Потом началась эра В.Н.Турбина. Аудитория, где он читал, ломилась от натиска студентов. Слыша его живой, неподневольный голос, мы с открытой душой принимали и впитывали каждое его слово. Турбин рассказывал об опальном М.М.Бахтине, любил литературные парадоксы, считал, что сравнивать и сопоставлять можно все. Он вел Лермонтовский семинар. Его спорная книга “Товарищ время, товарищ искусство” (1961) вызвала много шума и привлекла к нему еще больше молодых душ. Его оригинальничанье мы принимали за оригинальность, и изо всех сил старались потрафить ему. Не зная основ литературоведческого исследования, но, “умствуя лукаво”, мы загоняли классиков в прокрустово ложе придуманных нами схем, и в наших курсовых работах процветал сумбурный субъективизм, доведенный до крайности. И все-таки у Турбина была одна неоценимая заслуга: он учил нас самостоятельно думать. Пусть бессистемно, но свободно. Оковы ленинско-сталинского литературоведения были сброшены. Мы никогда не ссылались на классиков марксизма-ленинизма. Турбин увел нас от еголиных и дымшицев, и мы пустились в вольное плавание.
Через несколько лет Лидия Яковлевна Гинзбург задала мне какой-то элементарный вопрос, на который я не могла ответить. Усмехнувшись, она сказала: “Что с вас взять, если вы не видели ничего лучше Турбина”.
Лермонтовский семинар, неоднородный по составу, был, тем не менее, органичным сообществом. Его посещали студенты разных курсов и аспиранты, что приносило младшему поколению ощутимую пользу. Старшекурсники ценили Турбина, но уже видели его недостатки и относились к нему не без иронии. В мае 1964 года Турбин предложил нам отправиться на университетском автобусе в Пензу, где проводилась Лермонтовская конференция. Это была замечательная поездка. Мы останавливались в старых русских городах, в Казани, в Ульяновске, ездили в Тарханы, вставали на рассвете, чтобы увидеть где-нибудь над рекой восход солнца, слушали разноголосицу птиц, читали стихи, пели походные песни. Мы были молоды, непритязательны и полны надежд. Турбин ничуть не стеснял нас и относился с терпимостью к неудобствам походной жизни.

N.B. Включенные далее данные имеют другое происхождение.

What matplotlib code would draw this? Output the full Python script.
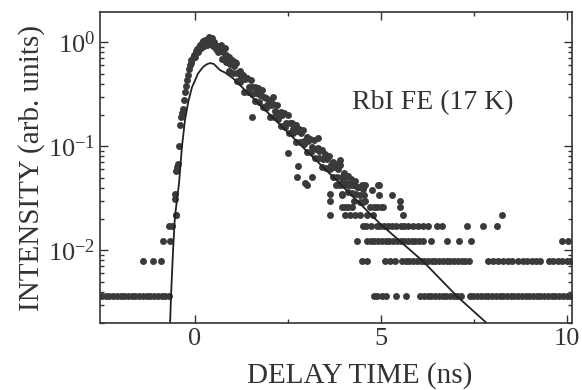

Конференция собрала много ученого люду со всех концов Союза. Блистал, конечно, несравненный Ираклий Андроников. После конференции Турбин пригласил его к нам в общежитие, и мы, закупив какой-то снеди и вина, всю ночь слушали восхитительные рассказы Ираклия Луарсабовича. Вино и юные девицы вдохновили его. Он был в ударе, ощутил дух свободы и не обманулся. Мы услышали то, чего он никогда не исполнял со сцены.

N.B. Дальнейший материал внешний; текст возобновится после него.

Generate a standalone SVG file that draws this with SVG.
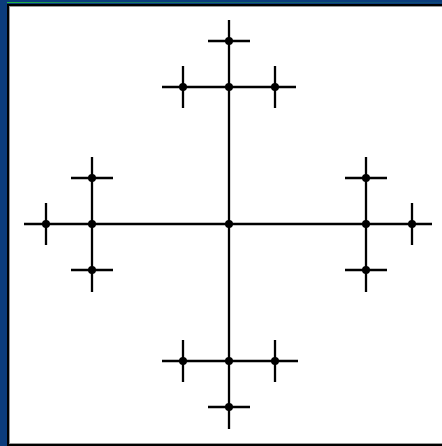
<svg xmlns="http://www.w3.org/2000/svg" width="442" height="446" viewBox="0 0 442 446">
  <style>
    .c { stroke: #000; stroke-width: 2.3; fill: none; stroke-linecap: butt; }
    .n { fill: #000; }
  </style>
  <defs>
    <circle id="dot" r="4" class="n"/>
    <linearGradient id="gl" x1="0" y1="0" x2="1" y2="0">
      <stop offset="0" stop-color="#22c43a"/>
      <stop offset="0.15" stop-color="#1a8a5a"/>
      <stop offset="1" stop-color="#0e4a78"/>
    </linearGradient>
  </defs>
  <rect x="0" y="0" width="442" height="446" fill="#ffffff"/>
  <rect x="0" y="0" width="442" height="4" fill="#0b3c7c"/>
  <rect x="0" y="2" width="442" height="1" fill="url(#gl)"/>
  <rect x="0" y="0" width="7" height="446" fill="#0b3c7c"/>
  <rect x="7" y="4" width="435" height="2" fill="#000"/>
  <rect x="7" y="4" width="2" height="442" fill="#000"/>
  <rect x="7" y="444" width="435" height="2" fill="#000"/>
  <rect x="9" y="6" width="433" height="1" fill="#9a9a9a"/>
  <rect x="9" y="6" width="1" height="438" fill="#9a9a9a"/>
  <rect x="9" y="443" width="433" height="1" fill="#9a9a9a"/>

  <g id="connectors" class="c">
    <line x1="229" y1="87" x2="229" y2="361"/>
    <line x1="92" y1="224" x2="366" y2="224"/>
    <line x1="162" y1="87" x2="296" y2="87"/>
    <line x1="229" y1="20" x2="229" y2="87"/>
    <line x1="208" y1="41" x2="250" y2="41"/>
    <line x1="183" y1="66" x2="183" y2="108"/>
    <line x1="275" y1="66" x2="275" y2="108"/>
    <line x1="162" y1="361" x2="298" y2="361"/>
    <line x1="229" y1="361" x2="229" y2="429"/>
    <line x1="208" y1="407" x2="250" y2="407"/>
    <line x1="183" y1="340" x2="183" y2="382"/>
    <line x1="275" y1="340" x2="275" y2="382"/>
    <line x1="92" y1="157" x2="92" y2="292"/>
    <line x1="24" y1="224" x2="92" y2="224"/>
    <line x1="46" y1="203" x2="46" y2="245"/>
    <line x1="71" y1="178" x2="113" y2="178"/>
    <line x1="71" y1="270" x2="113" y2="270"/>
    <line x1="366" y1="157" x2="366" y2="292"/>
    <line x1="366" y1="224" x2="432" y2="224"/>
    <line x1="412" y1="203" x2="412" y2="245"/>
    <line x1="345" y1="178" x2="387" y2="178"/>
    <line x1="345" y1="270" x2="387" y2="270"/>
  </g>

  <g id="n-center"><use href="#dot" x="229" y="224"/></g>
  <g id="n-top"><use href="#dot" x="229" y="87"/></g>
  <g id="n-top-top"><use href="#dot" x="229" y="41"/></g>
  <g id="n-top-left"><use href="#dot" x="183" y="87"/></g>
  <g id="n-top-right"><use href="#dot" x="275" y="87"/></g>
  <g id="n-bottom"><use href="#dot" x="229" y="361"/></g>
  <g id="n-bottom-bottom"><use href="#dot" x="229" y="407"/></g>
  <g id="n-bottom-left"><use href="#dot" x="183" y="361"/></g>
  <g id="n-bottom-right"><use href="#dot" x="275" y="361"/></g>
  <g id="n-left"><use href="#dot" x="92" y="224"/></g>
  <g id="n-left-left"><use href="#dot" x="46" y="224"/></g>
  <g id="n-left-top"><use href="#dot" x="92" y="178"/></g>
  <g id="n-left-bottom"><use href="#dot" x="92" y="270"/></g>
  <g id="n-right"><use href="#dot" x="366" y="224"/></g>
  <g id="n-right-right"><use href="#dot" x="412" y="224"/></g>
  <g id="n-right-top"><use href="#dot" x="366" y="178"/></g>
  <g id="n-right-bottom"><use href="#dot" x="366" y="270"/></g>
</svg>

В следующем году нам предстояло отправиться на Лермонтовскую конференцию в Пятигорск. Как незабываемое чудо вспоминаю поездку по Военно-Грузинской дороге, весь маршрут, проделанный нами от Владикавказа до Тбилиси: Терек, родники, “глубокую теснину Дарьяла”, скалы, мрачно нависающие над узкой извилистой дорогой, бездонные пропасти, страшную ночную грозу в горах, когда мы, затихнув, беспомощно жались друг к другу, Крестовый перевал, покрытый снегом, простой, строгий и уединенный Мцхетский замок, под которым, “…сливаяся, шумят, /Обнявшись будто две сестры, /Струи Арагвы и Куры…” и, наконец, сам Тбилиси, христианский город, окрашенный восточным колоритом, его величественные храмы с конусообразными куполами, извилистые узкие улочки, холмы, многолюдье, оживление. Теперь это ближнее зарубежье. Может быть, эта поездка только пригрезилась мне?